"""
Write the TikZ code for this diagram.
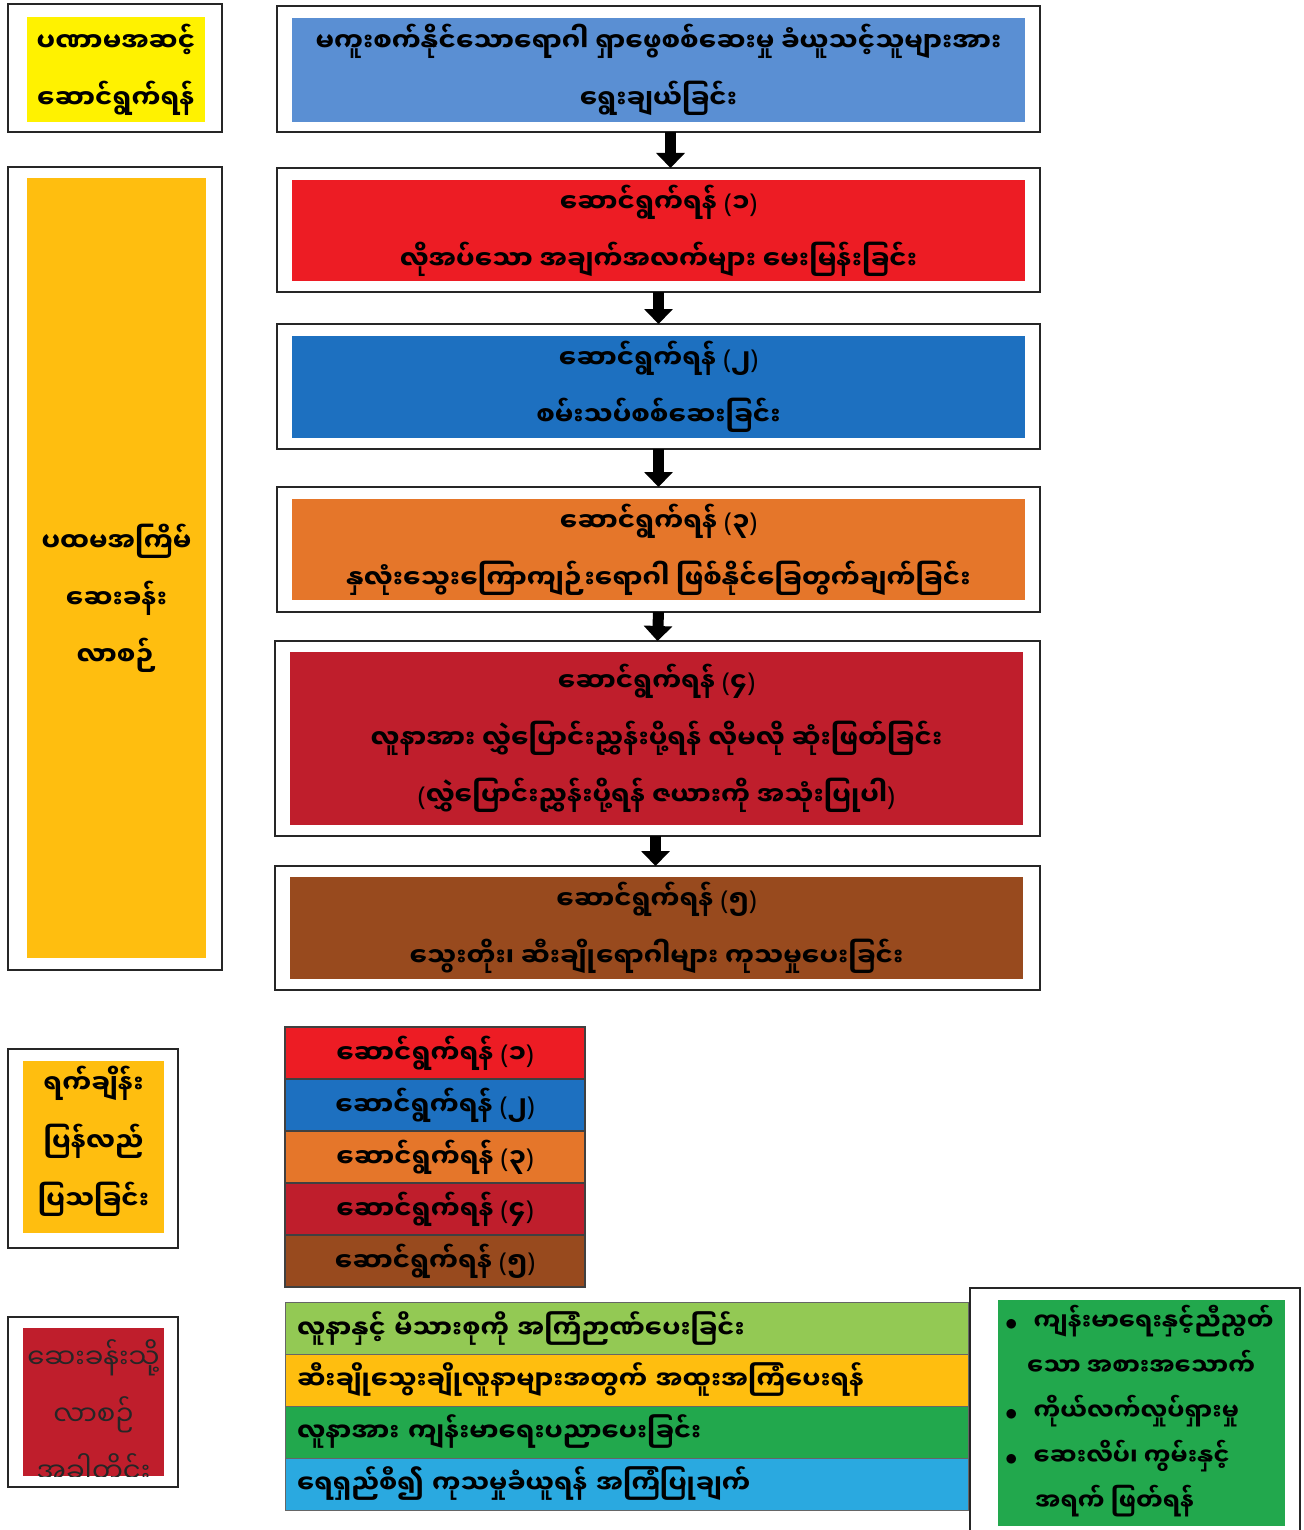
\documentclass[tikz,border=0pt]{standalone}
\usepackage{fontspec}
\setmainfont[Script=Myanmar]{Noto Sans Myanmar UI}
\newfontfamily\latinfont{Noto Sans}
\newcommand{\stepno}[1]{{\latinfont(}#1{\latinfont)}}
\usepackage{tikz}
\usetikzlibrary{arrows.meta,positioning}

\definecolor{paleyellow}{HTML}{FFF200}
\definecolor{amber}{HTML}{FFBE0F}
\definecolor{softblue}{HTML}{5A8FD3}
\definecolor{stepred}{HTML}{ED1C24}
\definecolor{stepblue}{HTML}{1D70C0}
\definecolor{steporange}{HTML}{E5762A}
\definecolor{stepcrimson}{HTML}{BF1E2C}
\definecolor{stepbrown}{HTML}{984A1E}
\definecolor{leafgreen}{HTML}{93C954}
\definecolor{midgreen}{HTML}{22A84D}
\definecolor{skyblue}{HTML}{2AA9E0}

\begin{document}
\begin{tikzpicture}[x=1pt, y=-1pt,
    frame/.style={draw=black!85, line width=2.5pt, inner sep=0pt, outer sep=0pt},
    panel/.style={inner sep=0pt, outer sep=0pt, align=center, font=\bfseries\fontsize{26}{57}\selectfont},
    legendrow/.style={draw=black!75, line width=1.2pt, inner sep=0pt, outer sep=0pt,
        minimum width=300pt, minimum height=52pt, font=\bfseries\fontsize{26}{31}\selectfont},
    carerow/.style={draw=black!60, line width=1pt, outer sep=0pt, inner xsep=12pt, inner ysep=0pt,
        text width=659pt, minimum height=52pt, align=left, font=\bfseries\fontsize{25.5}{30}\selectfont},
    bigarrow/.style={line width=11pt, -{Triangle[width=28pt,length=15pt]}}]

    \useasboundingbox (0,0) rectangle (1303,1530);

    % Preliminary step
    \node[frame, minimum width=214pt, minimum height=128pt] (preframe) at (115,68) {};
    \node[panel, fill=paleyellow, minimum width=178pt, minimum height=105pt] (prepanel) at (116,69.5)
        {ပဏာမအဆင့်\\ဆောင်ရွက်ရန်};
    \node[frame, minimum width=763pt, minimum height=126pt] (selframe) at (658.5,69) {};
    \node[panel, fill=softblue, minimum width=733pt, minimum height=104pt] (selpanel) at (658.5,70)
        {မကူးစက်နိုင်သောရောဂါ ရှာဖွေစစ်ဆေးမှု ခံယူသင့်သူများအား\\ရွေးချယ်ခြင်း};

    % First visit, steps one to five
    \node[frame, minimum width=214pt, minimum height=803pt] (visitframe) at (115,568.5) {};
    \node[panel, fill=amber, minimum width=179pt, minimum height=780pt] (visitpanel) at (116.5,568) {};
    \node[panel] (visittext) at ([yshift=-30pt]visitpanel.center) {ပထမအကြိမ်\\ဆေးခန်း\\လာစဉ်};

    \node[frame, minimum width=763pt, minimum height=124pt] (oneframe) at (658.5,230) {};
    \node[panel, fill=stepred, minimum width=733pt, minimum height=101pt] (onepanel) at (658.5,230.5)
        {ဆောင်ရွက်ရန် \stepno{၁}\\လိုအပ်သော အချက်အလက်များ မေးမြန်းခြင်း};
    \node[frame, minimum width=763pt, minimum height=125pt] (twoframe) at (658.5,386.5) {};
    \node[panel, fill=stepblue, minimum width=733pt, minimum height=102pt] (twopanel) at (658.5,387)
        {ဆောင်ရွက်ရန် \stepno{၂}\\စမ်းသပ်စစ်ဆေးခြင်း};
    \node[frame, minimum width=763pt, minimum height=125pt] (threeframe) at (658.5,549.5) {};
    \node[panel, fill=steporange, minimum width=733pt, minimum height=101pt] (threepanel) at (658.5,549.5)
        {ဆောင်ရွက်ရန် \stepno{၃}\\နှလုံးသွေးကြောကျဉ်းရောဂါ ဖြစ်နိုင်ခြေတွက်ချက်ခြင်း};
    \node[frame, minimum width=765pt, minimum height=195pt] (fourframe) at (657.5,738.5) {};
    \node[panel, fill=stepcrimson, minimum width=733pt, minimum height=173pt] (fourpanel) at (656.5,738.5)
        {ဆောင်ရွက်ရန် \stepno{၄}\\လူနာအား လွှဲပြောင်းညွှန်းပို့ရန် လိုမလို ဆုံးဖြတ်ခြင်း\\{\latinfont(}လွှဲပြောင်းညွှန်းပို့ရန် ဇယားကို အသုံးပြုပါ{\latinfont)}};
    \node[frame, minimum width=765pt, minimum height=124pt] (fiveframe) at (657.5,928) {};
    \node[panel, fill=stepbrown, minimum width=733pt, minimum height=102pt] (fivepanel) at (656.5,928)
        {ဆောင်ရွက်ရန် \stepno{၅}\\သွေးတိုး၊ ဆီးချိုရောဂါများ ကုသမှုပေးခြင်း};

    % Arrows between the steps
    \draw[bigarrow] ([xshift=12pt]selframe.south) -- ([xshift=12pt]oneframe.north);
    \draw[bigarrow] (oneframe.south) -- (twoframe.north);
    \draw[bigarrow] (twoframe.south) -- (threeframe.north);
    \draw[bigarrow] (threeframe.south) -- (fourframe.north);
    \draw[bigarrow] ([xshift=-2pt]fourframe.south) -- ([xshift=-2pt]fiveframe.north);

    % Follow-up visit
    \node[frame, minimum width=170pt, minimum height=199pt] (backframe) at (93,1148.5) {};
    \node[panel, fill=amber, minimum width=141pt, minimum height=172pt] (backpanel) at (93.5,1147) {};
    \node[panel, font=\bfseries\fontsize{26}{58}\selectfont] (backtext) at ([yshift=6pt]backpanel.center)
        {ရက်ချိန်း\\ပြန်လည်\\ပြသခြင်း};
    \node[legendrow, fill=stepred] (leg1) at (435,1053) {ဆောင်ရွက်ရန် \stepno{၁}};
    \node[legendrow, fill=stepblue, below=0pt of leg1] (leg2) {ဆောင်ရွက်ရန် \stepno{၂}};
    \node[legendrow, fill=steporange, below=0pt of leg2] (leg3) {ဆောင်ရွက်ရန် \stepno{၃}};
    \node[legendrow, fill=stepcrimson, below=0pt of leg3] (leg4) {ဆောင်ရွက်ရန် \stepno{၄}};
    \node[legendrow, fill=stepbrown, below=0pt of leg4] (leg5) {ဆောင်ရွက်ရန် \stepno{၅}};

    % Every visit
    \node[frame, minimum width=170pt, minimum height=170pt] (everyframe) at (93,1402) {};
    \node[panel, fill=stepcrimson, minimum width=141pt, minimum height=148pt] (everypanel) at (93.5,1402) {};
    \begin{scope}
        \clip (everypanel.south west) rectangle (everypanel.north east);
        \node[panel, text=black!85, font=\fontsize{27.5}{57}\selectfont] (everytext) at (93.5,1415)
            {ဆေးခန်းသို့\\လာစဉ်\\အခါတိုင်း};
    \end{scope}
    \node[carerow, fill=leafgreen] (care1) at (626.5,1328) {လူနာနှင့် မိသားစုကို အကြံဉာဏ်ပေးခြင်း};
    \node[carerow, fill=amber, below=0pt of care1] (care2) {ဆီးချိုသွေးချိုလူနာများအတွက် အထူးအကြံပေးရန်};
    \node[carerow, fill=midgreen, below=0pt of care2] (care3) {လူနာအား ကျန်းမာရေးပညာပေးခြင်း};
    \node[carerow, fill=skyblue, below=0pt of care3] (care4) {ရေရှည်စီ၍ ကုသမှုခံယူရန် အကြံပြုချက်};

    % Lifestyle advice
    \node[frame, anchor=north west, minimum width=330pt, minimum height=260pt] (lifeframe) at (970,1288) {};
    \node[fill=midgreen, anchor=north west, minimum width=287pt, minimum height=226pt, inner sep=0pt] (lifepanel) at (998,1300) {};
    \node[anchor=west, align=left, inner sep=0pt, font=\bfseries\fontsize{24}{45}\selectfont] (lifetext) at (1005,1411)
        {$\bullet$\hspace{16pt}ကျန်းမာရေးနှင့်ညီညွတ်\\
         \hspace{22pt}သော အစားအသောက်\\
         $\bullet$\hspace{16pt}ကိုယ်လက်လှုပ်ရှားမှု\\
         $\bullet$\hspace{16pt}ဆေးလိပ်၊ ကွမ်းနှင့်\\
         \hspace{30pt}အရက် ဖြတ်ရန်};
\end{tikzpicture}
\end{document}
"""
"""
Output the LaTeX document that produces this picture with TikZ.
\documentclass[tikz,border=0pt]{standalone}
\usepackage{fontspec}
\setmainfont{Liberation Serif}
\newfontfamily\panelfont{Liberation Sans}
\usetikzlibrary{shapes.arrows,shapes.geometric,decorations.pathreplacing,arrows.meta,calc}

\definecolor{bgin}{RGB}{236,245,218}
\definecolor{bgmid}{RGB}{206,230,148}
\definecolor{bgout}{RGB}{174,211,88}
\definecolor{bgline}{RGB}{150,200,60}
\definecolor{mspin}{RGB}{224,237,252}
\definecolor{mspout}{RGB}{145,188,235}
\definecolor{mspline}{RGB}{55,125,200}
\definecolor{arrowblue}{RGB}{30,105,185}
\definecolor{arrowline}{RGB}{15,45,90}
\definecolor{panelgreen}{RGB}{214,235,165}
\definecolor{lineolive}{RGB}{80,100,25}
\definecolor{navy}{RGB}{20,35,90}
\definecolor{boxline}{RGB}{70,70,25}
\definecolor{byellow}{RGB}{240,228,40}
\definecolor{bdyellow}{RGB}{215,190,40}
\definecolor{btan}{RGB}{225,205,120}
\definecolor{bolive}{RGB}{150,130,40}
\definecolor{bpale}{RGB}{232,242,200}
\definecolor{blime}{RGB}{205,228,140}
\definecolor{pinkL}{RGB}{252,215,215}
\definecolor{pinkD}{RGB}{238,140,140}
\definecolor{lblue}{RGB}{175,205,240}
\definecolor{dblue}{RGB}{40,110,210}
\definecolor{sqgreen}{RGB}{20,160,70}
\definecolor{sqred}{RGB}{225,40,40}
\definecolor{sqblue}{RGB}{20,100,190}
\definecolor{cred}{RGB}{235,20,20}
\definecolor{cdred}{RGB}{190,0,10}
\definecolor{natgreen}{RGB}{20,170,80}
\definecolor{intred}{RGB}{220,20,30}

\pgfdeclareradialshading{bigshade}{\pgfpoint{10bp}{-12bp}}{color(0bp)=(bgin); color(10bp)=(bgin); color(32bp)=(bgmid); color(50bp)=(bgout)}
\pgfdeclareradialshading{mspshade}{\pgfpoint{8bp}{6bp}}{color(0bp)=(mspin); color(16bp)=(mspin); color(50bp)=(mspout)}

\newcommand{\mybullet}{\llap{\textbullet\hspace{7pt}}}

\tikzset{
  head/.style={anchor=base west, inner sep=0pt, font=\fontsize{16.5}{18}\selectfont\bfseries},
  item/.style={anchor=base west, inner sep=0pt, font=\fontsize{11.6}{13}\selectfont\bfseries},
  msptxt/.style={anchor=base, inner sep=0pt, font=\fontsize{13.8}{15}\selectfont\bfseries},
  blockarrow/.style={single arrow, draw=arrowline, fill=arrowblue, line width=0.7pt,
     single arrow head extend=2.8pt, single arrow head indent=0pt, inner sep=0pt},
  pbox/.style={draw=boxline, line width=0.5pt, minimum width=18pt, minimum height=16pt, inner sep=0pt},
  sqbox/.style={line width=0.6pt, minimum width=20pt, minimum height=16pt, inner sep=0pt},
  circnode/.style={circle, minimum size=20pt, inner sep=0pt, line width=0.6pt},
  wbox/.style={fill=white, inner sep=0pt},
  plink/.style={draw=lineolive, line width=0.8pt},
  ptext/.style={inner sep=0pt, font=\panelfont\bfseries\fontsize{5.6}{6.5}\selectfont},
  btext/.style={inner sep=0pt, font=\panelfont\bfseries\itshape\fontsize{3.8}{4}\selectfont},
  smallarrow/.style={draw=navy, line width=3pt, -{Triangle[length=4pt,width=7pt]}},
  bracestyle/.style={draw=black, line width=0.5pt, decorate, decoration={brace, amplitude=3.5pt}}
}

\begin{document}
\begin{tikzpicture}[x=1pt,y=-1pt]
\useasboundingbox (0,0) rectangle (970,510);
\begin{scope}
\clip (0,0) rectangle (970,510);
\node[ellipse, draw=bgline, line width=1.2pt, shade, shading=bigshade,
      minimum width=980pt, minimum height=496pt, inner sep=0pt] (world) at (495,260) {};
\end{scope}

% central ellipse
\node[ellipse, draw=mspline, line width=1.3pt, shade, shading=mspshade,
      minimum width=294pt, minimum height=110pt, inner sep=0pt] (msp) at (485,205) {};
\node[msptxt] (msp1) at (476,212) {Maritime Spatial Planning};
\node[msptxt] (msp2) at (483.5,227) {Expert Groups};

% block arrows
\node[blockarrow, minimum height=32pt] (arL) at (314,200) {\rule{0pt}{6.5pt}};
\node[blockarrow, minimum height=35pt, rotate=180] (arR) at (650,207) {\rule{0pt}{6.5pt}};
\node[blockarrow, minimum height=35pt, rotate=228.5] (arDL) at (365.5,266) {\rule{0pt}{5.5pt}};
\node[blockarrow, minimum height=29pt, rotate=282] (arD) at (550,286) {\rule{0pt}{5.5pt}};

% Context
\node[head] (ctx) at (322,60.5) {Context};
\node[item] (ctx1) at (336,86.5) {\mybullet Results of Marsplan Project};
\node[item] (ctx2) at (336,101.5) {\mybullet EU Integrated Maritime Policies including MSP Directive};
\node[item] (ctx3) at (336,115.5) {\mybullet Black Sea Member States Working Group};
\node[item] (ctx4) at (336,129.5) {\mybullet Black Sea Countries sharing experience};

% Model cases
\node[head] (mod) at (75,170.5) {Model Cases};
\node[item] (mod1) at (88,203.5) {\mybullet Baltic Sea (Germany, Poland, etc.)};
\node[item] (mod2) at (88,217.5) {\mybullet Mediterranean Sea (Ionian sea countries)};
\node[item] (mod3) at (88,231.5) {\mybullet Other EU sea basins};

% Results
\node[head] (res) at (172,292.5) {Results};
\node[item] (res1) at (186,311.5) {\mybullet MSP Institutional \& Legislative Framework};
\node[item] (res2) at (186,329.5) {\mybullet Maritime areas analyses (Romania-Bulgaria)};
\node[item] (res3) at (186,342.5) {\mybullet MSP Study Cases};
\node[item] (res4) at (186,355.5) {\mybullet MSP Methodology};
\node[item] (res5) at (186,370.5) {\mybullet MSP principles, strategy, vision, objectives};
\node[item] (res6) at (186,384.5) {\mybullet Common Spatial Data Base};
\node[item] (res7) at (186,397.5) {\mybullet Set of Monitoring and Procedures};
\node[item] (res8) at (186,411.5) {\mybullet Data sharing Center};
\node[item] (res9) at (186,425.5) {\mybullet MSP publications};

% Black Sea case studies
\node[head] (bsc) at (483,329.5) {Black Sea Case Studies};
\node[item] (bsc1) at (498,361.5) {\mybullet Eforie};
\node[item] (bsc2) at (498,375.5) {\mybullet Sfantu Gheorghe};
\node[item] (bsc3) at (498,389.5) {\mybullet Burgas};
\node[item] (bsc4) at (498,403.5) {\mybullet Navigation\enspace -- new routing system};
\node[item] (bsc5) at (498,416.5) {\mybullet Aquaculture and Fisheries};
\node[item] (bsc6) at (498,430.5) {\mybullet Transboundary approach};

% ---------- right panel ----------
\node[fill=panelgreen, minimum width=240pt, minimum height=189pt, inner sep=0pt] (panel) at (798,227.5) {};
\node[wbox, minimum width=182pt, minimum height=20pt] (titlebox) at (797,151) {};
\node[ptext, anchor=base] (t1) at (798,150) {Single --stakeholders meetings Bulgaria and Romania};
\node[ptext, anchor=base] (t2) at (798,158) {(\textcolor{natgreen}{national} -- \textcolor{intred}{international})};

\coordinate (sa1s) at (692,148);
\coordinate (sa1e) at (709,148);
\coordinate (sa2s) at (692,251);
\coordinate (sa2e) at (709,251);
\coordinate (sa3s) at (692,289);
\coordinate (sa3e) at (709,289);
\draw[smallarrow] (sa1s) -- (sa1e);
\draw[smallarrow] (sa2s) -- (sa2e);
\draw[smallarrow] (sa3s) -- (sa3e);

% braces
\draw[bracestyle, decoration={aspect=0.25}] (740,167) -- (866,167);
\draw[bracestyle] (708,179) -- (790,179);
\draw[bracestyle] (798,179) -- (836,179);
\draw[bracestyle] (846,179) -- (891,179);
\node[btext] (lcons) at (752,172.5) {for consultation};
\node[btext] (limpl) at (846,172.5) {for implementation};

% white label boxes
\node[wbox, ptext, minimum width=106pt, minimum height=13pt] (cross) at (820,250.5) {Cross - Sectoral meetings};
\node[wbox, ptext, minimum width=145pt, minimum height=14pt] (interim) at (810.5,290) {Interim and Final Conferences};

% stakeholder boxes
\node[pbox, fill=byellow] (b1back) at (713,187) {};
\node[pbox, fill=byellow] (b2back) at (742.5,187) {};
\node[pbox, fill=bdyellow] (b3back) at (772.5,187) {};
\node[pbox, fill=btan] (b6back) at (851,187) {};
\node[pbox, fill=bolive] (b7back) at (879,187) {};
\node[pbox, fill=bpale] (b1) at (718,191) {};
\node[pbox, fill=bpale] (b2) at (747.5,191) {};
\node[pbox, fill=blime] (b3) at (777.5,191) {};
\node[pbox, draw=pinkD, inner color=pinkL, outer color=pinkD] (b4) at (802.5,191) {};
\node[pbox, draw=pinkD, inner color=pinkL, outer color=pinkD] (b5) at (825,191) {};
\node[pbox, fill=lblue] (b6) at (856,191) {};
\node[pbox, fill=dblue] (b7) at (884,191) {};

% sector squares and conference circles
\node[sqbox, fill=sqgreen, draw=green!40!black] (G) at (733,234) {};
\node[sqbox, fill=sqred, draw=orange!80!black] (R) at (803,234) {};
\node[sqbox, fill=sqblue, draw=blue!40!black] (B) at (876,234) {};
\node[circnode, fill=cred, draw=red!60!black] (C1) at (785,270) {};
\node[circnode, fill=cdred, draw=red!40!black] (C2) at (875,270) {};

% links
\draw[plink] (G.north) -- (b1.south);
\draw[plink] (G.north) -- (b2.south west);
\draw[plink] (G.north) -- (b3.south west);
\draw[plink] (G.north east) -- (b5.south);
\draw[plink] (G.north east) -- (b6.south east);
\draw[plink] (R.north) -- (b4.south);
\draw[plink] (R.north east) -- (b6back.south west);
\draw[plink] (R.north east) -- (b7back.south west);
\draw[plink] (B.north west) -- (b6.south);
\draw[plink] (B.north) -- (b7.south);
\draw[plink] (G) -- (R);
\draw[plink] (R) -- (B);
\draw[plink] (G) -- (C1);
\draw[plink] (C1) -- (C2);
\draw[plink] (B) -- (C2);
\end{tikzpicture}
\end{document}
"""
### Instructions to follow:
Skip every picture. Repeat the lines from the one with "Write the TikZ code for this diagram." through the one with "(0,0) rectangle (1303,1530);", both ends included.

### Answer in full:
Write the TikZ code for this diagram.
\documentclass[tikz,border=0pt]{standalone}
\usepackage{fontspec}
\setmainfont[Script=Myanmar]{Noto Sans Myanmar UI}
\newfontfamily\latinfont{Noto Sans}
\newcommand{\stepno}[1]{{\latinfont(}#1{\latinfont)}}
\usepackage{tikz}
\usetikzlibrary{arrows.meta,positioning}

\definecolor{paleyellow}{HTML}{FFF200}
\definecolor{amber}{HTML}{FFBE0F}
\definecolor{softblue}{HTML}{5A8FD3}
\definecolor{stepred}{HTML}{ED1C24}
\definecolor{stepblue}{HTML}{1D70C0}
\definecolor{steporange}{HTML}{E5762A}
\definecolor{stepcrimson}{HTML}{BF1E2C}
\definecolor{stepbrown}{HTML}{984A1E}
\definecolor{leafgreen}{HTML}{93C954}
\definecolor{midgreen}{HTML}{22A84D}
\definecolor{skyblue}{HTML}{2AA9E0}

\begin{document}
\begin{tikzpicture}[x=1pt, y=-1pt,
    frame/.style={draw=black!85, line width=2.5pt, inner sep=0pt, outer sep=0pt},
    panel/.style={inner sep=0pt, outer sep=0pt, align=center, font=\bfseries\fontsize{26}{57}\selectfont},
    legendrow/.style={draw=black!75, line width=1.2pt, inner sep=0pt, outer sep=0pt,
        minimum width=300pt, minimum height=52pt, font=\bfseries\fontsize{26}{31}\selectfont},
    carerow/.style={draw=black!60, line width=1pt, outer sep=0pt, inner xsep=12pt, inner ysep=0pt,
        text width=659pt, minimum height=52pt, align=left, font=\bfseries\fontsize{25.5}{30}\selectfont},
    bigarrow/.style={line width=11pt, -{Triangle[width=28pt,length=15pt]}}]

    \useasboundingbox (0,0) rectangle (1303,1530);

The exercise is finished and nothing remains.